Pomimo pozornego podobieństwa problemów z jakimi borykają się
Domi w Turcji do problemów Romów w Europie, ich skala jest o wiele większa,
choć dotyczą tych samych lub podobnie zdefiniowanych obszarów. Twórcy raportu
podkreślają nawet podwójną dyskryminację kobiet, która za podstawy ma bycie
uchodźcą i to zmarginalizowanym wśród uciekinierów, który dodatkowo doświadcza
dyskryminacji ze względu na pochodzenie etniczne oraz płeć.
Lista rekomendacji (podzielonych na te dla instytucji
publicznych i te dla NGO – w tym międzynarodowych) jest poprzedzona dwiema istotnymi
kwestiami. Po pierwsze jest to walka z dyskryminacją co może pozwolić im na
łatwiejsze przetrwanie. Po drugie jest to kwestia zdobycia i gromadzenia danych
i obserwacji zmian (w tym
przemieszczania się poszczególnych rodzin i grup Domi), co powinno umożliwić
łatwiejszą organizację pomocy i zapewnienie im dostępu do podstawowych usług publicznych.
Turcja jest dla uchodźców z Syrii państwem cywilizacji i ucieczki
przed wojną. Centrum ich świata jest Bliski Wschód. Nie mityczna i odległa (geograficznie
i mentalnie) Europa leżąca gdzieś na krawędzi postrzegania ich świata.

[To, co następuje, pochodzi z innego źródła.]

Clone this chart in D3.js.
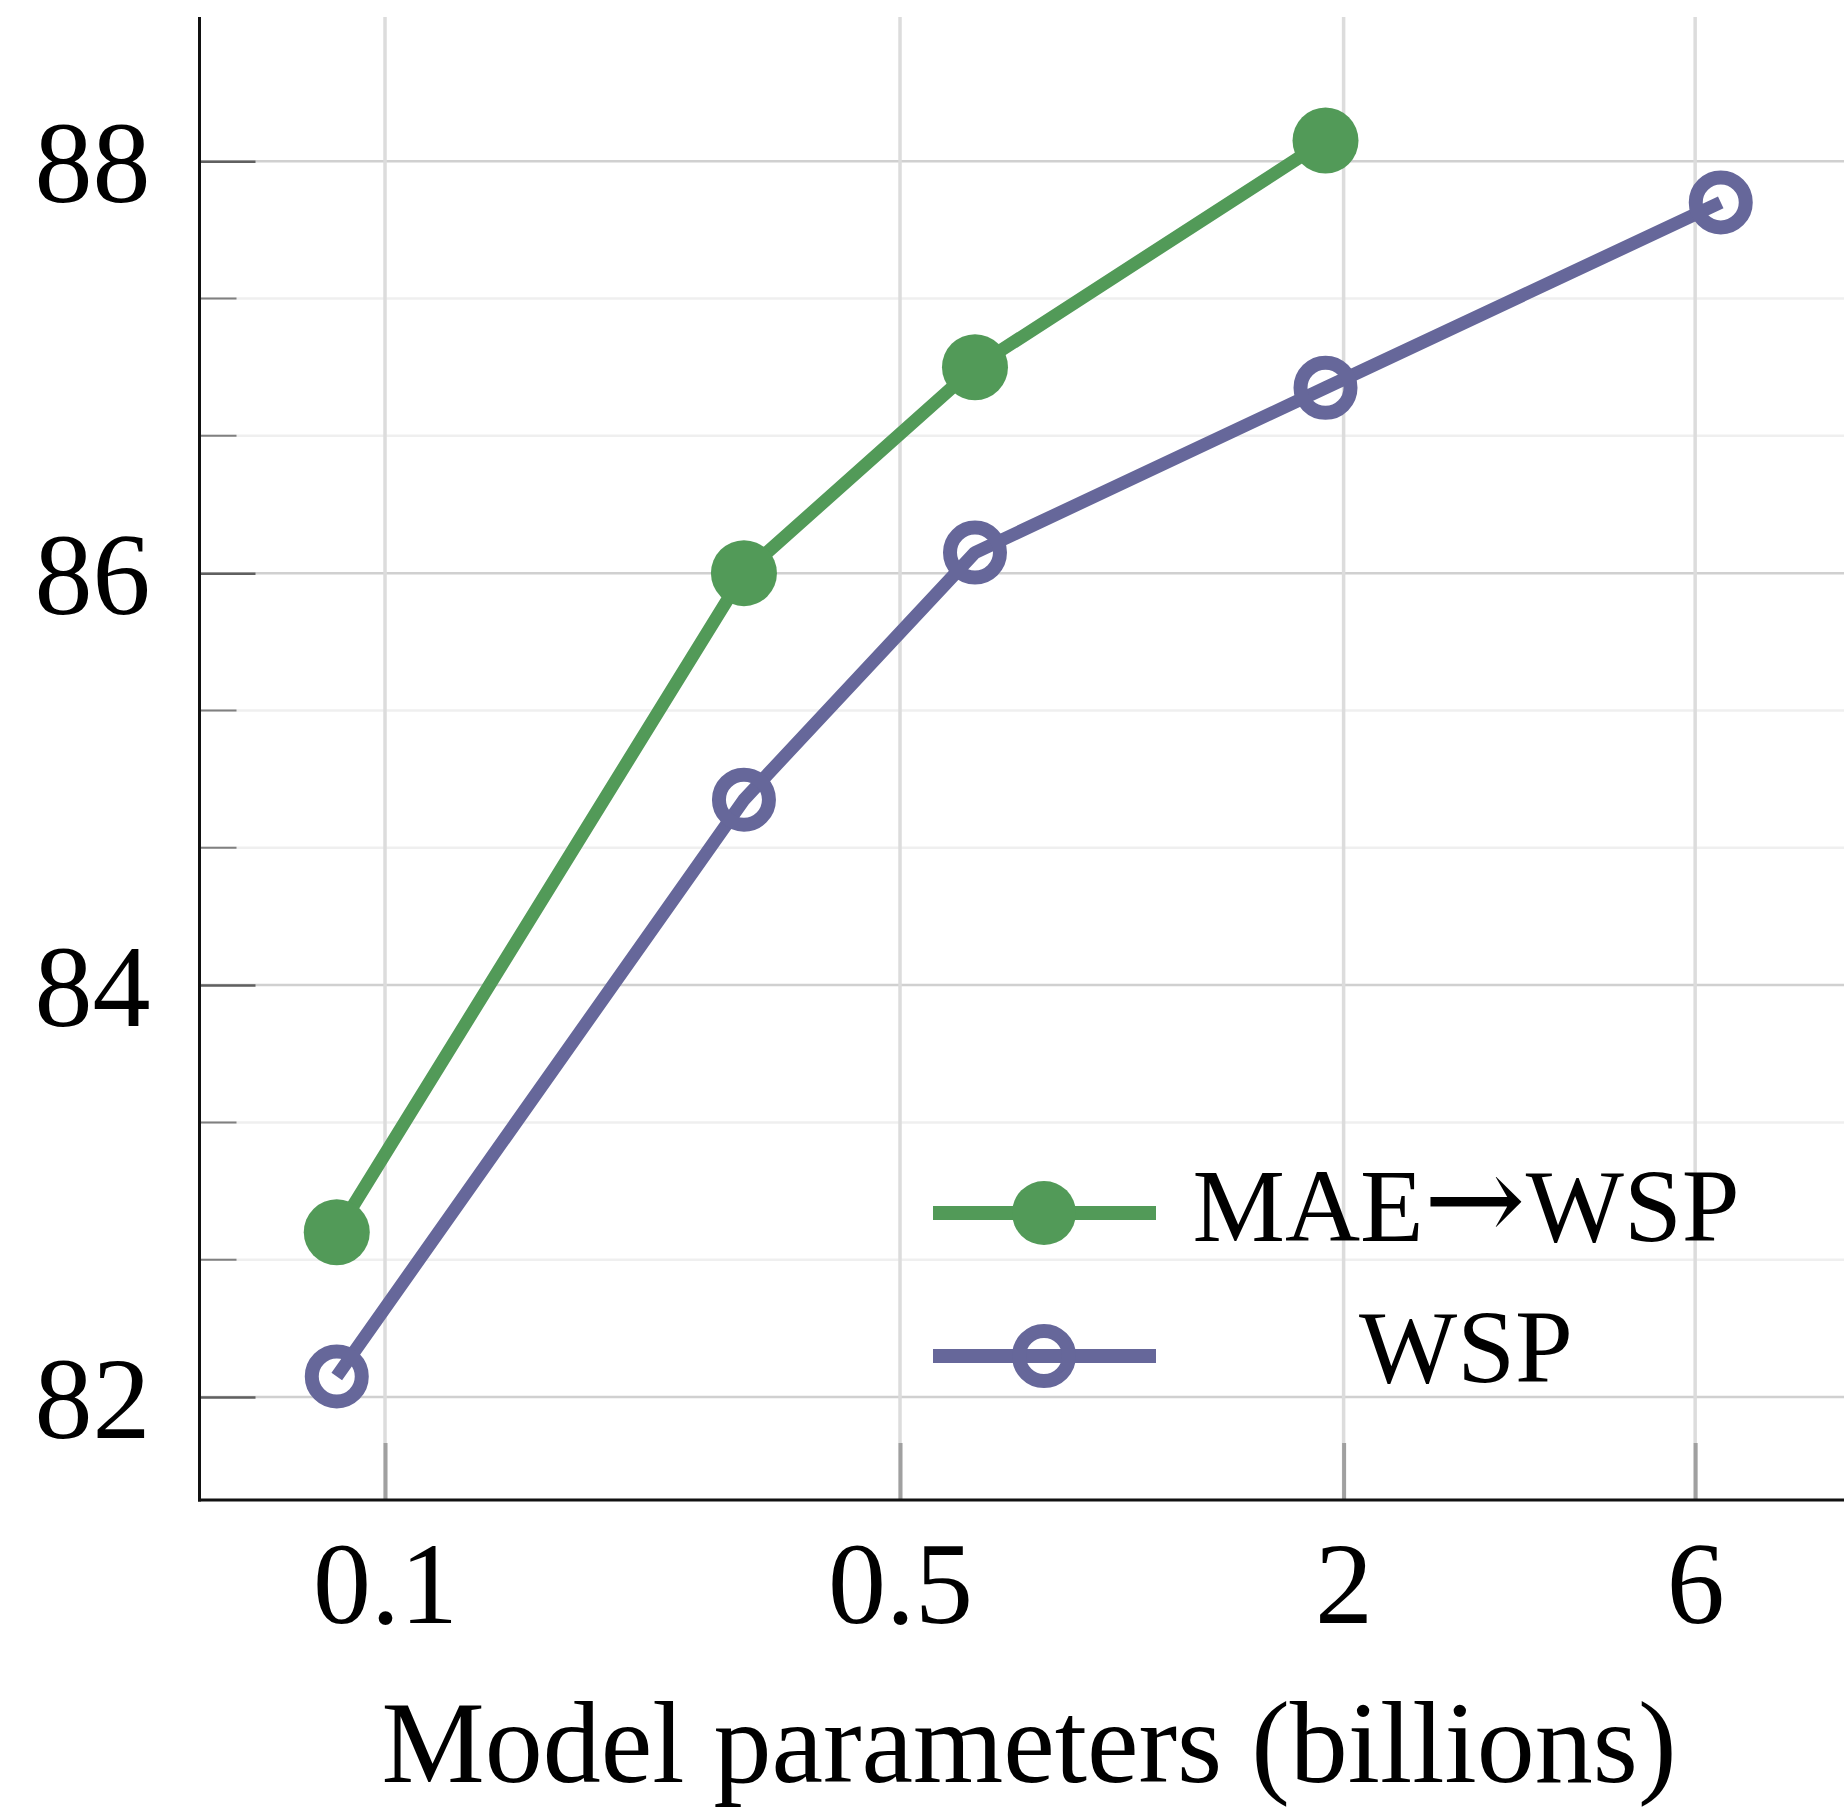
<!DOCTYPE html>
<html>
<head>
<meta charset="utf-8">
<script src="https://cdn.jsdelivr.net/npm/d3@7"></script>
<style>
  html, body { margin: 0; padding: 0; background: #ffffff; }
  svg { display: block; }
  text { font-family: "Liberation Serif", "Times New Roman", serif; fill: #000; }
</style>
</head>
<body>
<svg id="chart" width="1844" height="1810"></svg>
<script>
// ---- data ----
const paramsMaeWsp = [0.086, 0.307, 0.632, 1.89];
const maeWsp = [82.8, 86.0, 87.0, 88.1];
const paramsWsp = [0.086, 0.307, 0.632, 1.89, 6.5];
const wsp = [82.1, 84.9, 86.1, 86.9, 87.8];
const xTickValues = [0.1, 0.5, 2, 6];
const xTickLabels = ["0.1", "0.5", "2", "6"];
const yTickValues = [82, 84, 86, 88];
const yMinorTicks = [82.667, 83.333, 84.667, 85.333, 86.667, 87.333];
const seriesNames = [["MAE", "\u2192", "WSP"], ["WSP"]];
const xLabel = "Model parameters (billions)";

(function () {
// ---- layout ----
const W = 1844, H = 1810;
const pLeft = 199.5, pRight = 1858.6, pTop = 17, pBottom = 1500;
const green = "#529a58", purple = "#66679a";
const fontSize = 116, legendFont = 104;

const svg = d3.select("#chart");
const x = d3.scaleLog().domain([0.056, 10]).range([pLeft, pRight]);
const y = d3.scaleLinear().domain([81.5, 88.7]).range([pBottom, pTop]);

// minor horizontal grid
svg.append("g").selectAll("line").data(yMinorTicks).join("line")
  .attr("x1", pLeft).attr("x2", W).attr("y1", d => y(d)).attr("y2", d => y(d))
  .attr("stroke", "#efefef").attr("stroke-width", 2.5);
// major horizontal grid
svg.append("g").selectAll("line").data(yTickValues).join("line")
  .attr("x1", pLeft).attr("x2", W).attr("y1", d => y(d)).attr("y2", d => y(d))
  .attr("stroke", "#d0d0d0").attr("stroke-width", 2.5);
// vertical grid
svg.append("g").selectAll("line").data(xTickValues).join("line")
  .attr("x1", d => x(d)).attr("x2", d => x(d)).attr("y1", pTop).attr("y2", pBottom)
  .attr("stroke", "#dcdcdc").attr("stroke-width", 3.5);

// y axis (ticks inside)
const yAxis = svg.append("g").attr("transform", `translate(${pLeft},0)`)
  .call(d3.axisLeft(y).tickValues(yTickValues).tickSize(-56).tickPadding(49).tickFormat(d3.format("d")));
yAxis.select(".domain").remove();
yAxis.selectAll(".tick line").attr("stroke", "#606060").attr("stroke-width", 2.5);
yAxis.selectAll(".tick text").attr("font-size", fontSize).attr("dy", "0.35em")
  .style("font-family", "Liberation Serif");
// minor y ticks
svg.append("g").selectAll("line").data(yMinorTicks).join("line")
  .attr("x1", pLeft).attr("x2", pLeft + 37).attr("y1", d => y(d)).attr("y2", d => y(d))
  .attr("stroke", "#808080").attr("stroke-width", 2);

// x axis (ticks inside)
const xAxis = svg.append("g").attr("transform", `translate(0,${pBottom})`)
  .call(d3.axisBottom(x).tickValues(xTickValues).tickSize(-57).tickPadding(41)
    .tickFormat((d, i) => xTickLabels[i]));
xAxis.select(".domain").remove();
xAxis.selectAll(".tick line").attr("stroke", "#a0a0a0").attr("stroke-width", 4);
xAxis.selectAll(".tick text").attr("font-size", fontSize).attr("dy", "0.71em")
  .style("font-family", "Liberation Serif");

// axis lines
svg.append("line").attr("x1", pLeft).attr("x2", pLeft).attr("y1", pTop).attr("y2", pBottom + 1.5)
  .attr("stroke", "#111").attr("stroke-width", 3);
svg.append("line").attr("x1", pLeft - 1.5).attr("x2", W).attr("y1", pBottom).attr("y2", pBottom)
  .attr("stroke", "#111").attr("stroke-width", 3);

// x label
svg.append("text").attr("x", (pLeft + pRight) / 2).attr("y", 1782)
  .attr("text-anchor", "middle").attr("font-size", fontSize).text(xLabel);

// series
const line = d3.line().x(d => x(d[0])).y(d => y(d[1]));
const gData = paramsMaeWsp.map((p, i) => [p, maeWsp[i]]);
const pData = paramsWsp.map((p, i) => [p, wsp[i]]);

svg.append("path").datum(pData).attr("d", line).attr("fill", "none")
  .attr("stroke", purple).attr("stroke-width", 13).attr("stroke-linejoin", "round");
svg.append("g").selectAll("circle").data(pData).join("circle")
  .attr("cx", d => x(d[0])).attr("cy", d => y(d[1])).attr("r", 25)
  .attr("fill", "none").attr("stroke", purple).attr("stroke-width", 14);

svg.append("path").datum(gData).attr("d", line).attr("fill", "none")
  .attr("stroke", green).attr("stroke-width", 13).attr("stroke-linejoin", "round");
svg.append("g").selectAll("circle").data(gData).join("circle")
  .attr("cx", d => x(d[0])).attr("cy", d => y(d[1])).attr("r", 33)
  .attr("fill", green);

// legend
const legX1 = 933, legX2 = 1156, legMid = 1044;
const legRows = [
  { parts: seriesNames[0], color: green, filled: true, y: 1213 },
  { parts: seriesNames[1], color: purple, filled: false, y: 1356 }
];
const textCenter = 1466;
const lg = svg.append("g");
legRows.forEach((r, i) => {
  lg.append("line").attr("x1", legX1).attr("x2", legX2).attr("y1", r.y).attr("y2", r.y)
    .attr("stroke", r.color).attr("stroke-width", 14);
  if (r.filled) {
    lg.append("circle").attr("cx", legMid).attr("cy", r.y).attr("r", 32).attr("fill", r.color);
  } else {
    lg.append("circle").attr("cx", legMid).attr("cy", r.y).attr("r", 25)
      .attr("fill", "none").attr("stroke", r.color).attr("stroke-width", 14);
  }
  const t = lg.append("text").attr("x", textCenter).attr("y", r.y + (i === 0 ? 28 : 26))
    .attr("text-anchor", "middle").attr("font-size", legendFont);
  r.parts.forEach(p => {
    const ts = t.append("tspan").text(p);
    if (p === "\u2192") ts.style("font-family", "DejaVu Serif").attr("font-size", 122);
  });
});
})();
</script>
</body>
</html>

Tym
bardziej jest tak dla Domi, dla których granice wyznaczają raczej góry i morza
niż granice polityczne.
Romowie chyba nigdy w swojej historii nie migrowali celowo i
z pełną świadomością celu do jakiego dążą. XX i XXI wiek zmieniły to, tworząc
świadome migracje do USA, do Wielkiej Brytanii, do Skandynawii.
Jednak syryjscy Domi migrują tak jak zawsze było w ich
historii od wyjścia z Indii – uciekając przed wojną. Aby przeżyć.